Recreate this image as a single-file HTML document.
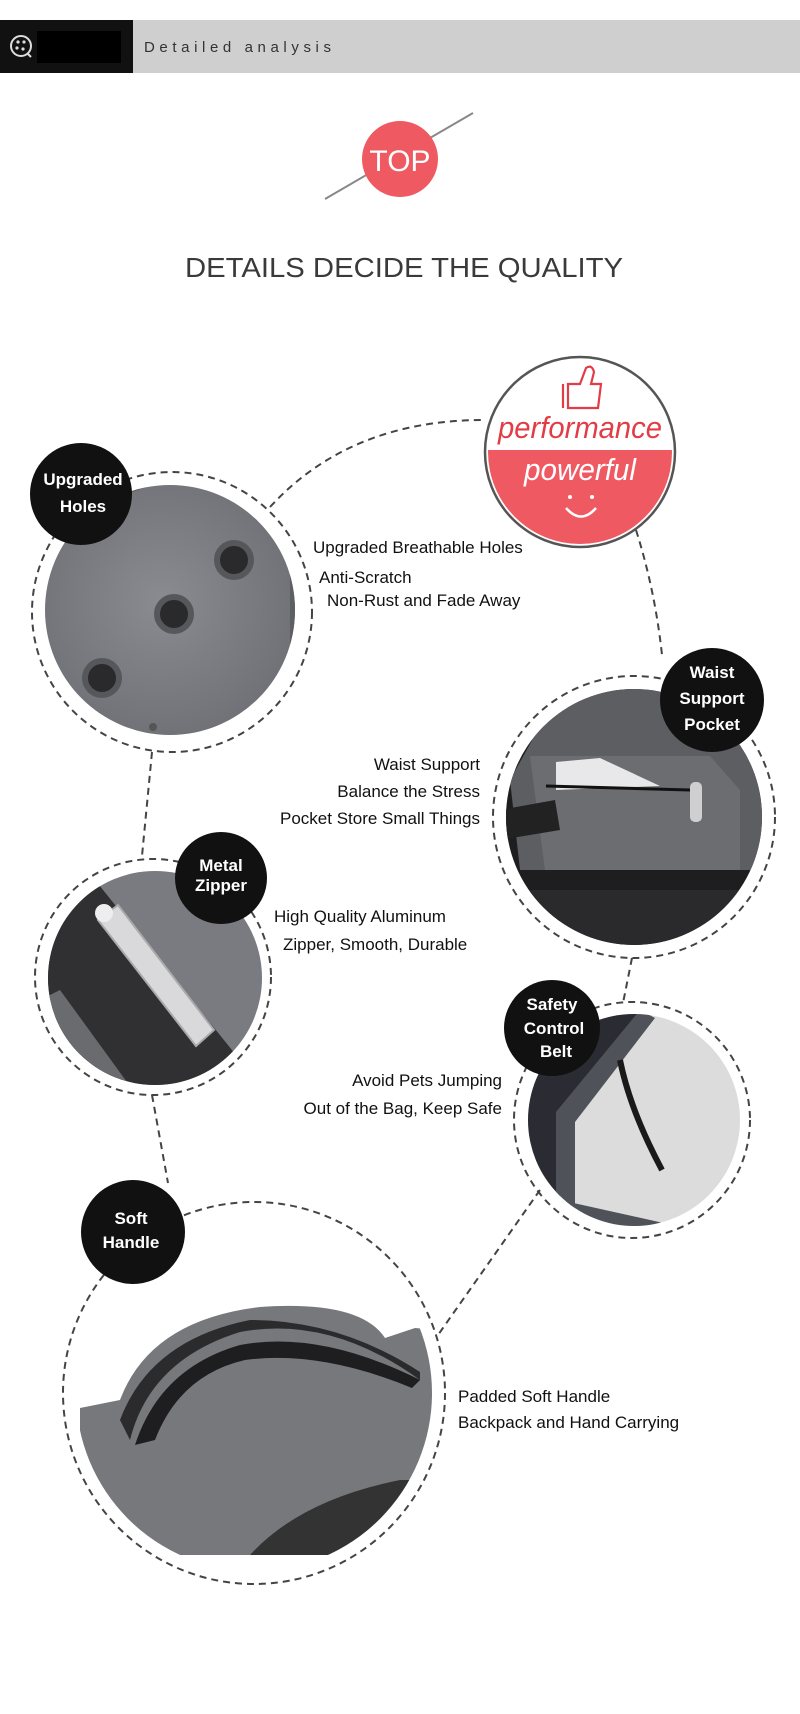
<!DOCTYPE html>
<html><head><meta charset="utf-8"><style>
html,body{margin:0;padding:0;background:#fff;width:800px;height:1714px;overflow:hidden}
svg{display:block}
text{font-family:"Liberation Sans",sans-serif}
</style></head><body>
<svg width="800" height="1714" viewBox="0 0 800 1714" xmlns="http://www.w3.org/2000/svg">
<defs>
<clipPath id="c1"><circle cx="170" cy="610" r="125"/></clipPath>
<clipPath id="c2"><circle cx="634" cy="817" r="128"/></clipPath>
<clipPath id="c3"><circle cx="155" cy="978" r="107"/></clipPath>
<clipPath id="c4"><circle cx="634" cy="1120" r="106"/></clipPath>
<clipPath id="c5"><circle cx="254" cy="1393" r="178"/></clipPath>
<clipPath id="pc"><circle cx="580" cy="452" r="92"/></clipPath>
<radialGradient id="g1" cx="0.45" cy="0.45" r="0.6"><stop offset="0" stop-color="#8a8b90"/><stop offset="1" stop-color="#6c6d72"/></radialGradient>
</defs>

<rect x="0" y="20" width="800" height="53" fill="#cfcfcf"/>
<rect x="0" y="20" width="133" height="53" fill="#111"/>
<rect x="37" y="31" width="84" height="32" fill="#000"/>
<circle cx="21" cy="46" r="10" fill="none" stroke="#ddd" stroke-width="2"/>
<circle cx="18" cy="42" r="1.6" fill="#ddd"/><circle cx="24" cy="42" r="1.6" fill="#ddd"/><circle cx="17" cy="48" r="1.6" fill="#ddd"/><circle cx="23" cy="49" r="1.6" fill="#ddd"/>
<line x1="27" y1="53" x2="31" y2="57" stroke="#ddd" stroke-width="2"/>
<text x="144" y="52" font-size="15" fill="#333" letter-spacing="4.6">Detailed analysis</text>

<line x1="325" y1="199" x2="473" y2="113" stroke="#888" stroke-width="2"/>
<circle cx="400" cy="159" r="38" fill="#ef5a62"/>
<text x="400" y="171" font-size="30" fill="#fff" text-anchor="middle">TOP</text>

<text x="185" y="277" font-size="28" fill="#3a3a3a" textLength="438" lengthAdjust="spacingAndGlyphs">DETAILS DECIDE THE QUALITY</text>

<g fill="none" stroke="#444" stroke-width="2" stroke-dasharray="7,5">
<path d="M270 507 Q 350 420 484 420"/>
<path d="M636 530 Q 655 590 662 655"/>
<path d="M152 752 L 142 856"/>
<path d="M632 958 L 623 1003"/>
<path d="M152 1095 L 168 1183"/>
<path d="M540 1190 L 438 1335"/>
<circle cx="172" cy="612" r="140"/>
<circle cx="634" cy="817" r="141"/>
<circle cx="153" cy="977" r="118"/>
<circle cx="632" cy="1120" r="118"/>
<circle cx="254" cy="1393" r="191"/>
</g>

<g clip-path="url(#c1)">
<rect x="40" y="480" width="270" height="270" fill="url(#g1)"/>
<path d="M40 560 Q 100 490 180 480 L 180 470 L 40 470Z" fill="#555"/>
<rect x="290" y="480" width="20" height="270" fill="#5e5f63"/>
<g fill="#2a2a2c" stroke="#56575b" stroke-width="6">
<circle cx="234" cy="560" r="17"/><circle cx="174" cy="614" r="17"/><circle cx="102" cy="678" r="17"/>
</g>
<circle cx="153" cy="727" r="4" fill="#555"/>
</g>

<g clip-path="url(#c2)">
<rect x="500" y="680" width="270" height="270" fill="#1e1e20"/>
<path d="M560 690 L 700 680 L 770 760 L 770 870 L 520 870 L 510 780Z" fill="#5d5e62"/>
<path d="M530 756 L 710 756 L 740 790 L 740 870 L 545 870Z" fill="#6c6d71"/>
<path d="M556 762 L 600 758 L 660 786 L 556 790Z" fill="#e8e8ea"/>
<line x1="546" y1="786" x2="690" y2="790" stroke="#111" stroke-width="3"/>
<rect x="690" y="782" width="12" height="40" rx="5" fill="#cfcfd2"/>
<path d="M500 810 L 555 800 L 560 830 L 500 840Z" fill="#222"/>
<rect x="500" y="890" width="270" height="60" fill="#2a2a2c"/>
</g>

<g clip-path="url(#c3)">
<rect x="40" y="860" width="240" height="240" fill="#7a7b80"/>
<path d="M40 930 L 95 880 L 240 1060 L 200 1100 L 40 1100Z" fill="#303033"/>
<path d="M40 1000 L 60 990 L 140 1100 L 40 1100Z" fill="#6a6b6f"/>
<path d="M98 920 L 118 905 L 214 1030 L 196 1046Z" fill="#d9d9dc" stroke="#aaa" stroke-width="2"/>
<circle cx="104" cy="913" r="9" fill="#eee"/>
</g>

<g clip-path="url(#c4)">
<rect x="520" y="1010" width="230" height="230" fill="#dcdcdc"/>
<path d="M520 1010 L 640 1010 L 560 1115 L 560 1240 L 520 1240Z" fill="#2b2c33"/>
<path d="M640 1010 L 655 1018 L 575 1122 L 575 1240 L 556 1240 L 556 1112Z" fill="#4f5359"/>
<path d="M560 1200 L 740 1240 L 560 1240Z" fill="#4f5359"/>
<path d="M620 1060 Q 630 1110 662 1170" stroke="#1a1a1a" stroke-width="6" fill="none"/>
</g>

<g clip-path="url(#c5)">
<path d="M80 1408 L 120 1400 Q 150 1320 260 1307 Q 360 1300 385 1338 L 415 1328 L 440 1330 L 440 1555 L 80 1555Z" fill="#77787c"/>
<path d="M130 1440 Q 150 1360 240 1332 Q 330 1315 420 1380 L 420 1372 Q 340 1320 250 1320 Q 150 1340 120 1420Z" fill="#2b2b2d"/>
<path d="M135 1445 Q 160 1368 240 1345 Q 320 1330 420 1380 L 412 1388 Q 320 1350 245 1360 Q 180 1375 155 1440Z" fill="#1e1e20"/>
<path d="M250 1555 Q 300 1500 400 1480 L 440 1480 L 440 1555Z" fill="#333"/>
</g>

<circle cx="580" cy="452" r="95" fill="#fff" stroke="#555" stroke-width="2.5"/>
<g clip-path="url(#pc)"><rect x="480" y="450" width="200" height="110" fill="#ef5a62"/></g>
<path d="M563 384 L 563 408 M568 384 L 580 384 L 586 368 Q 592 364 594 372 L 591 384 L 601 384 L 598 408 L 568 408Z" fill="none" stroke="#e23d47" stroke-width="2.2"/>
<text x="580" y="438" font-family="Liberation Serif,serif" font-style="italic" font-size="31" fill="#e23d47" text-anchor="middle" textLength="164" lengthAdjust="spacingAndGlyphs">performance</text>
<text x="580" y="480" font-family="Liberation Serif,serif" font-style="italic" font-size="31" fill="#fff" text-anchor="middle" textLength="112" lengthAdjust="spacingAndGlyphs">powerful</text>
<circle cx="570" cy="497" r="2" fill="#fff"/><circle cx="592" cy="497" r="2" fill="#fff"/>
<path d="M566 508 Q 581 525 596 508" fill="none" stroke="#fff" stroke-width="2.5"/>

<g fill="#111">
<circle cx="81" cy="494" r="51"/>
<circle cx="712" cy="700" r="52"/>
<circle cx="221" cy="878" r="46"/>
<circle cx="552" cy="1028" r="48"/>
<circle cx="133" cy="1232" r="52"/>
</g>
<g fill="#fff" font-size="17" font-weight="bold" text-anchor="middle">
<text x="83" y="485">Upgraded</text><text x="83" y="512">Holes</text>
<text x="712" y="678">Waist</text><text x="712" y="704">Support</text><text x="712" y="730">Pocket</text>
<text x="221" y="871">Metal</text><text x="221" y="891">Zipper</text>
<text x="552" y="1010">Safety</text><text x="554" y="1034">Control</text><text x="556" y="1057">Belt</text>
<text x="131" y="1224">Soft</text><text x="131" y="1248">Handle</text>
</g>

<g fill="#111" font-size="17">
<text x="313" y="553">Upgraded Breathable Holes</text>
<text x="319" y="583">Anti-Scratch</text>
<text x="327" y="606">Non-Rust and Fade Away</text>
<g text-anchor="end">
<text x="480" y="770">Waist Support</text>
<text x="480" y="797">Balance the Stress</text>
<text x="480" y="824">Pocket Store Small Things</text>
<text x="502" y="1086">Avoid Pets Jumping</text>
<text x="502" y="1114">Out of the Bag, Keep Safe</text>
</g>
<text x="274" y="922">High Quality Aluminum</text>
<text x="283" y="950">Zipper, Smooth, Durable</text>
<text x="458" y="1402">Padded Soft Handle</text>
<text x="458" y="1428">Backpack and Hand Carrying</text>
</g>
</svg>
</body></html>
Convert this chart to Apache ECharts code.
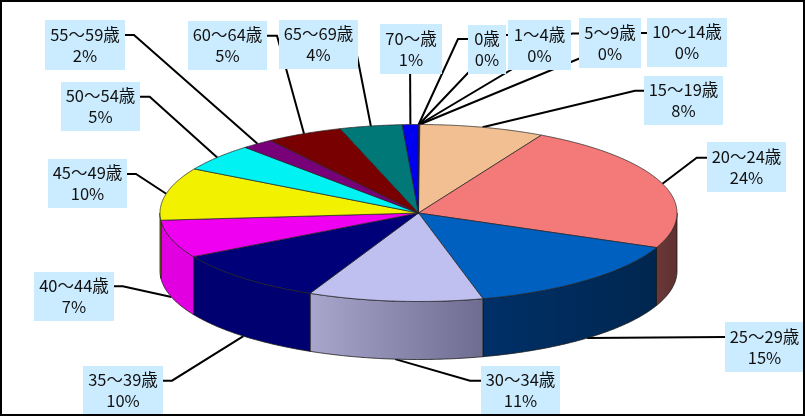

━━━━━━

(What the task requires):
Restate word for word only the lines from where the entries begin through the one with "DECIDE THE QUALITY</text>"; omit the pictures.

(In response):
Recreate this image as a single-file HTML document.
<!DOCTYPE html>
<html><head><meta charset="utf-8"><style>
html,body{margin:0;padding:0;background:#fff;width:800px;height:1714px;overflow:hidden}
svg{display:block}
text{font-family:"Liberation Sans",sans-serif}
</style></head><body>
<svg width="800" height="1714" viewBox="0 0 800 1714" xmlns="http://www.w3.org/2000/svg">
<defs>
<clipPath id="c1"><circle cx="170" cy="610" r="125"/></clipPath>
<clipPath id="c2"><circle cx="634" cy="817" r="128"/></clipPath>
<clipPath id="c3"><circle cx="155" cy="978" r="107"/></clipPath>
<clipPath id="c4"><circle cx="634" cy="1120" r="106"/></clipPath>
<clipPath id="c5"><circle cx="254" cy="1393" r="178"/></clipPath>
<clipPath id="pc"><circle cx="580" cy="452" r="92"/></clipPath>
<radialGradient id="g1" cx="0.45" cy="0.45" r="0.6"><stop offset="0" stop-color="#8a8b90"/><stop offset="1" stop-color="#6c6d72"/></radialGradient>
</defs>

<rect x="0" y="20" width="800" height="53" fill="#cfcfcf"/>
<rect x="0" y="20" width="133" height="53" fill="#111"/>
<rect x="37" y="31" width="84" height="32" fill="#000"/>
<circle cx="21" cy="46" r="10" fill="none" stroke="#ddd" stroke-width="2"/>
<circle cx="18" cy="42" r="1.6" fill="#ddd"/><circle cx="24" cy="42" r="1.6" fill="#ddd"/><circle cx="17" cy="48" r="1.6" fill="#ddd"/><circle cx="23" cy="49" r="1.6" fill="#ddd"/>
<line x1="27" y1="53" x2="31" y2="57" stroke="#ddd" stroke-width="2"/>
<text x="144" y="52" font-size="15" fill="#333" letter-spacing="4.6">Detailed analysis</text>

<line x1="325" y1="199" x2="473" y2="113" stroke="#888" stroke-width="2"/>
<circle cx="400" cy="159" r="38" fill="#ef5a62"/>
<text x="400" y="171" font-size="30" fill="#fff" text-anchor="middle">TOP</text>

<text x="185" y="277" font-size="28" fill="#3a3a3a" textLength="438" lengthAdjust="spacingAndGlyphs">DETAILS DECIDE THE QUALITY</text>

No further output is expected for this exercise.